Each stat’s votes aren’t calculated as a fixed-ratio based on population. So population dense states like California or New York, get relatively fewer votes than say, Wyoming. A Democrat voter is not equal everywhere, and neither is a Republican. This is why pollsters like 538 were more bullish about Trump’s chances (sitting at roughly 25% chance in last month of election). Clinton was much weaker in the electoral college where her popularity in say, California had less weight.
Many of the tipping point states (Florida, Pennsylvania, North Carolina) were also predicted to vote for Clinton, but with margins were very thin. Within margins of error. Given the uncertainty of this election (high percentage of undecideds, volatile polls) we should have seen some of these flipping towards, and against Clinton. They weren’t a sure bet. In the end if we look at a state like Pennsylvanian (with 20 College votes), nearly 6m people voted. Trump’s margin was a mere 68,000 ahead. The margins here are small. That’s mostly what the polls were saying.
Nonetheless, there was a big polling failure at the state-level. Instead of seeing the votes flipping almost randomly, the traffic was largely one way- it was biased toward Trump. And this was especially the case in the battleground states of Florida, Pennsylvania, Michigan etc. Some of this may be down to the polling methods. US polling companies like to sample a group that is representative of the general, voting public. With more registered Democrat voters than Republican, polls try to capture more Democrats in their samples.
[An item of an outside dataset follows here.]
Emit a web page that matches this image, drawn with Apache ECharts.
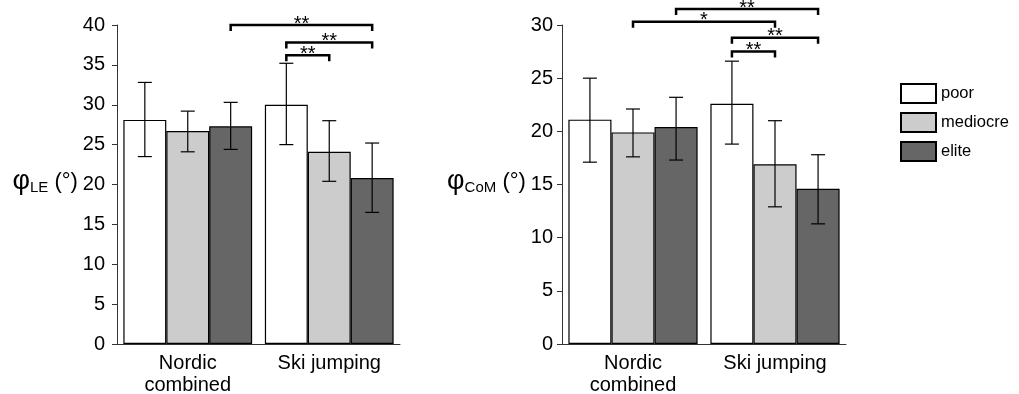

This introduces a potential bias if fewer Democrats decide to vote in the election. The representative sample, is no longer representative. A lower participation rate means we should see a shift in actual voting to Republican candidates. In other words, the polling companies didn’t screen their samples well enough to get a representative sample of actual voters.
This may carry forward, perhaps in the rust-belt states that flipped to Trump, to voters without previous voting experience. By trying to get voters who have already voted in previous elections to poll, pollsters omit people who participate infrequently. This is a hidden group of voters, of potentially significant size. With roughly only half the eligible US population voting, there’s probably enough out there to swing a few percentage points if they participate. Normally these non-voters may not make a difference, but with two polarizing candidates, Trump may have tapped into these. Pollsters didn’t identify them, and that’s another significant polling failure.
Another potential problem is the polls may influence voting behaviour. Some of this has been reported anecdotally in the UK following Brexit. Voters opted to vote for leave because they expected remain to win, then experienced remorse. If Clinton’s reported poll-margins before the election prompted more Democrats to stay home, or to vote for 3rd party candidates as a protest, then crucial margins would be pulled back.
So basically, the US polling companies failed to screen for confounding factors at the state level. Which given the US electoral system, isn’t an easy task. In the more general sense, they did predict correctly Clinton would end up with more of the popular vote. Not that that matters as much for determining who the president will be. And media needs to perhaps emphasise the uncertainty of polling data better, much more so than reporting the margin-of-error as some kind of footnote.